◆ **What is expected**
Give again, exactly as written, the lines of the records below from the line with "What TikZ code" to the line with "(output.south) -- (target.north);". Both end lines count; pictures do not.

◆ **Task input**
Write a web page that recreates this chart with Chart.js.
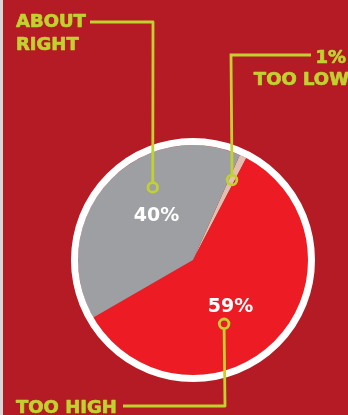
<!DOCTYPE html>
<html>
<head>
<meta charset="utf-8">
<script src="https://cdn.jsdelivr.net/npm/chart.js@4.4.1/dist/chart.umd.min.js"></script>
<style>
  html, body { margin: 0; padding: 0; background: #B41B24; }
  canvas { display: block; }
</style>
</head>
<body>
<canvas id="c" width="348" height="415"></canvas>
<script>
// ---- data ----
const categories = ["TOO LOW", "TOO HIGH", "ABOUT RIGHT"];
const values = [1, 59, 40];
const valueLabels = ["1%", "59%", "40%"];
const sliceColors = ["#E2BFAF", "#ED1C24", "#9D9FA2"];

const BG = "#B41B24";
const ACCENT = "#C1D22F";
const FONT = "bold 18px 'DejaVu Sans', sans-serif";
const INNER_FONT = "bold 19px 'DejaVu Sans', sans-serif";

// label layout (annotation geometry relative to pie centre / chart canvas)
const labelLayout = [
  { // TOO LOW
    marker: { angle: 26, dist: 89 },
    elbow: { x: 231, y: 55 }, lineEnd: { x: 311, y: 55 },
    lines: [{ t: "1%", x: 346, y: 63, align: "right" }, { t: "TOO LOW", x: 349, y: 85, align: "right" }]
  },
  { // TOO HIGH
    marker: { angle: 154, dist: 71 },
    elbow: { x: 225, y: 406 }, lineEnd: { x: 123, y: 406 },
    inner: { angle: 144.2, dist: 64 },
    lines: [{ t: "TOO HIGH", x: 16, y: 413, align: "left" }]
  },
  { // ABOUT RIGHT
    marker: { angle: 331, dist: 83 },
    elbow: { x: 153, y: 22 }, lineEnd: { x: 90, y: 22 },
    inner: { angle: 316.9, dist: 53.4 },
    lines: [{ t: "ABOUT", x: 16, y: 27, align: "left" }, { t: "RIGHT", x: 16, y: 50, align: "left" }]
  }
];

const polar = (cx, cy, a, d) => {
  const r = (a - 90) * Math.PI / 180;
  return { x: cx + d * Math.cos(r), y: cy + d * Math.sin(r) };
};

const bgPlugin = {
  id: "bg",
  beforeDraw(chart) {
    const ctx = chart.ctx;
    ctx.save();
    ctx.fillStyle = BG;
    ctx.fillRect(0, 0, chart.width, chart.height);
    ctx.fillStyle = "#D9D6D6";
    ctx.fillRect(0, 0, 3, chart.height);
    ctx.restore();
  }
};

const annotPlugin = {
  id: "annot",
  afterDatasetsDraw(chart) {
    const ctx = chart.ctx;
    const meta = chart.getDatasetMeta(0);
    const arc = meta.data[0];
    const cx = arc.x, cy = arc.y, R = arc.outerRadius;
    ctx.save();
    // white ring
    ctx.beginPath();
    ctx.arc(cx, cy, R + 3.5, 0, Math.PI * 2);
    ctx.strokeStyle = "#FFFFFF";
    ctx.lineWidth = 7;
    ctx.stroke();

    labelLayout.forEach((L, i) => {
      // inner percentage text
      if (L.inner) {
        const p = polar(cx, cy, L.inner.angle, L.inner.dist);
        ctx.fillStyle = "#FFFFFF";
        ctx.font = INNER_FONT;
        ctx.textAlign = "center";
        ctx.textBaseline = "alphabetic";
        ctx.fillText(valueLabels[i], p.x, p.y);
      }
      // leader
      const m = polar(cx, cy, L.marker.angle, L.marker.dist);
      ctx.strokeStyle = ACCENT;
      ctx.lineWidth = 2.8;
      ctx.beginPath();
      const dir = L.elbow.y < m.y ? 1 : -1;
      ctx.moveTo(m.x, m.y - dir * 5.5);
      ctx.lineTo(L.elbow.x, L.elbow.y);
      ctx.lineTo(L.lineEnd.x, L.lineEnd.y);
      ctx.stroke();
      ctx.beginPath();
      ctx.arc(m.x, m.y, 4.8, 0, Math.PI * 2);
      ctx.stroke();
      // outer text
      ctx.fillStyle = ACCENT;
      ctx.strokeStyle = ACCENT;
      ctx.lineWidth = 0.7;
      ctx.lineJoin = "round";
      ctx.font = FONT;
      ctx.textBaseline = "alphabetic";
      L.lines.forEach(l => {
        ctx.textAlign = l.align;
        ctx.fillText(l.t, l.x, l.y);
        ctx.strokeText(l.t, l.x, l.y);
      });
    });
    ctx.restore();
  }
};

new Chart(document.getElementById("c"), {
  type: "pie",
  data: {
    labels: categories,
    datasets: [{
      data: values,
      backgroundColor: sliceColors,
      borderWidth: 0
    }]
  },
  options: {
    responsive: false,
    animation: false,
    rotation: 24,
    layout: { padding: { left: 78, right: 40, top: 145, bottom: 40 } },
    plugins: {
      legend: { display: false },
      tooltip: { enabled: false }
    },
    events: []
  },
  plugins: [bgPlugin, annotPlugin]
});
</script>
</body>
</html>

---

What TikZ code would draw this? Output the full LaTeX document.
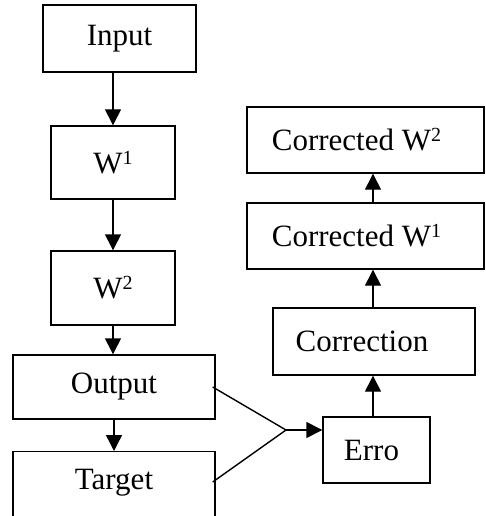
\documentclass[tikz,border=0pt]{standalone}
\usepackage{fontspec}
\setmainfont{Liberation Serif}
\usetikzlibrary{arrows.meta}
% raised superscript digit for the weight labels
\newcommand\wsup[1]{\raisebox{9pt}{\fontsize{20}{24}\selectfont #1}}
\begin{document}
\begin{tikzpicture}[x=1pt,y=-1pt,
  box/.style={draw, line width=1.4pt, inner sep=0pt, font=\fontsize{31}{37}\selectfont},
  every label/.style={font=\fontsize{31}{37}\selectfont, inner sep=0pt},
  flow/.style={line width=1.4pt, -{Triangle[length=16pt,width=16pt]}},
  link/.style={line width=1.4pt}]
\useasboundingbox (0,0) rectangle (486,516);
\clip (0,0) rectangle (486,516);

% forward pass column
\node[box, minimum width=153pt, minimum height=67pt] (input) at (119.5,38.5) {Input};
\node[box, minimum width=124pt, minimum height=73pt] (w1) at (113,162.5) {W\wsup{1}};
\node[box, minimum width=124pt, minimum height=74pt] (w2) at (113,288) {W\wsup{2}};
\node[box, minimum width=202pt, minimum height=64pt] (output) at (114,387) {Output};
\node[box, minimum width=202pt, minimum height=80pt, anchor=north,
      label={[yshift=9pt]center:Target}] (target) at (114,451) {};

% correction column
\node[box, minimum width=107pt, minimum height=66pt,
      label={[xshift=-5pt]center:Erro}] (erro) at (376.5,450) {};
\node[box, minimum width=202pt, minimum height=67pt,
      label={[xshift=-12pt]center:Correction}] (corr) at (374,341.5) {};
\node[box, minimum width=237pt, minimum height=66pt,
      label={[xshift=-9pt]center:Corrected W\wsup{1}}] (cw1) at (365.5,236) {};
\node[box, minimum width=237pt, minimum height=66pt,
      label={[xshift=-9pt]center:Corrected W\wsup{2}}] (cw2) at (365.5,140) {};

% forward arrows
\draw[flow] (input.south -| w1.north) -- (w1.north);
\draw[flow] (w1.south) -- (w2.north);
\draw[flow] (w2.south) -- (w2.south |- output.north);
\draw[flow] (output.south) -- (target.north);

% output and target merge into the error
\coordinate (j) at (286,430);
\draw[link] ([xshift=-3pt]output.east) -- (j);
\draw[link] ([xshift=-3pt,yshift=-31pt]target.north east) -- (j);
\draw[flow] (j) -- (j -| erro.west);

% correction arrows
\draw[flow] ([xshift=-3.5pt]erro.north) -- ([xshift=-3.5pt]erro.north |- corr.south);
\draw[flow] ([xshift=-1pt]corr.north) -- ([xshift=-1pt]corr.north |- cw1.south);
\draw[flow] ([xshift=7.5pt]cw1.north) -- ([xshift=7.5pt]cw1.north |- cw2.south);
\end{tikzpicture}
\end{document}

◆ **Exercise answer**
What TikZ code would draw this? Output the full LaTeX document.
\documentclass[tikz,border=0pt]{standalone}
\usepackage{fontspec}
\setmainfont{Liberation Serif}
\usetikzlibrary{arrows.meta}
% raised superscript digit for the weight labels
\newcommand\wsup[1]{\raisebox{9pt}{\fontsize{20}{24}\selectfont #1}}
\begin{document}
\begin{tikzpicture}[x=1pt,y=-1pt,
  box/.style={draw, line width=1.4pt, inner sep=0pt, font=\fontsize{31}{37}\selectfont},
  every label/.style={font=\fontsize{31}{37}\selectfont, inner sep=0pt},
  flow/.style={line width=1.4pt, -{Triangle[length=16pt,width=16pt]}},
  link/.style={line width=1.4pt}]
\useasboundingbox (0,0) rectangle (486,516);
\clip (0,0) rectangle (486,516);

% forward pass column
\node[box, minimum width=153pt, minimum height=67pt] (input) at (119.5,38.5) {Input};
\node[box, minimum width=124pt, minimum height=73pt] (w1) at (113,162.5) {W\wsup{1}};
\node[box, minimum width=124pt, minimum height=74pt] (w2) at (113,288) {W\wsup{2}};
\node[box, minimum width=202pt, minimum height=64pt] (output) at (114,387) {Output};
\node[box, minimum width=202pt, minimum height=80pt, anchor=north,
      label={[yshift=9pt]center:Target}] (target) at (114,451) {};

% correction column
\node[box, minimum width=107pt, minimum height=66pt,
      label={[xshift=-5pt]center:Erro}] (erro) at (376.5,450) {};
\node[box, minimum width=202pt, minimum height=67pt,
      label={[xshift=-12pt]center:Correction}] (corr) at (374,341.5) {};
\node[box, minimum width=237pt, minimum height=66pt,
      label={[xshift=-9pt]center:Corrected W\wsup{1}}] (cw1) at (365.5,236) {};
\node[box, minimum width=237pt, minimum height=66pt,
      label={[xshift=-9pt]center:Corrected W\wsup{2}}] (cw2) at (365.5,140) {};

% forward arrows
\draw[flow] (input.south -| w1.north) -- (w1.north);
\draw[flow] (w1.south) -- (w2.north);
\draw[flow] (w2.south) -- (w2.south |- output.north);
\draw[flow] (output.south) -- (target.north);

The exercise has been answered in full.